De même, la question de la moralité dans les deux cas est posée en termes kantiens, ressortant de la dichotomie entre ce qui peut être fait et ce qui doit être fait, entre raison pure ou théorique d’une part, et raison pratique d’autre part. L’Homme irrationnel de Woody Allen est un professeur de philo qui, animé par de bonnes intentions, entreprend un meurtre dont il perçoit par ailleurs la réalisation comme un moyen de combler son vide existentiel, une façon de se rendre utile et d’améliorer son estime de soi. Le crime est la porte de sortie de sa torpeur. L’acte autour duquel tourne le récit porte donc une double dimension : celle de l’altruisme et l’égoïsme, intimement liés chez Abe comme chez Laurent, dans Thérèse Raquin ; celui-ci, motivé par l’amour, agit tant à son bénéfice qu’à celui de Thérèse. Les deux œuvres interrogent donc à leur façon une sorte d’« hybris bienveillante » par laquelle l’Homme, faisant fi de toute limite morale ou rationnelle, serait tenté d’arguer des meilleurs intentions pour accéder à ses moindres volontés, en justifiant jusqu’à ses aspirations les plus déraisonnables, et immorales.
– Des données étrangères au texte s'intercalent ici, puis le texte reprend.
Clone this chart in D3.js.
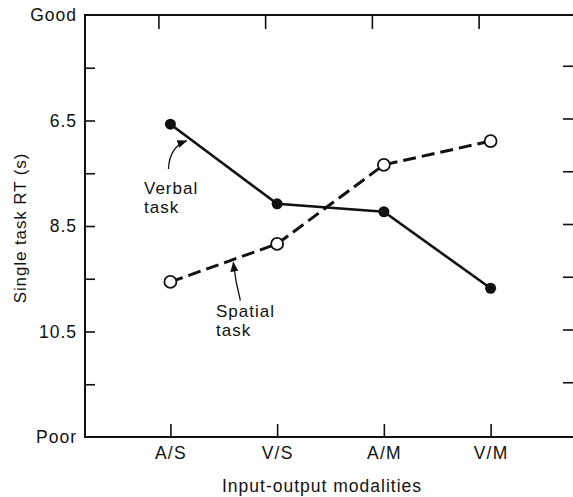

C’est certainement là que réside l’intérêt du dernier film de Woody Allen : il soulève, sous ses aspects innocents de fable caustique dont le réalisateur new-yorkais décline chaque année une version différente, la question de la limite et du surmoi. Une question fondamentale de notre époque, tant l’aspiration de l’Homme moderne à l’affranchissement total – des idées, des croyances, des traditions – semble forte. Tel une fable, le film se conclue sur une moralité toute en ironie qui laisse poindre une critique bienvenue de l’individu sans recul sur lui-même et ses actes. Le sujet et la structure du film permettent également d’apprécier, par analogie, l’exceptionnelle et précoce acuité littéraire du jeune Émile Zola qui, dans la préface de Thérèse Raquin, expliquait son projet romanesque: étudier l’abrutissement (au sens littéral du terme) de « personnages souverainement dominés par leurs nerfs et leur sang, dépourvus de libre arbitre ». Un siècle et demi plus tard, la dialectique entre liberté et raison est toujours, et plus que jamais, d’actualité.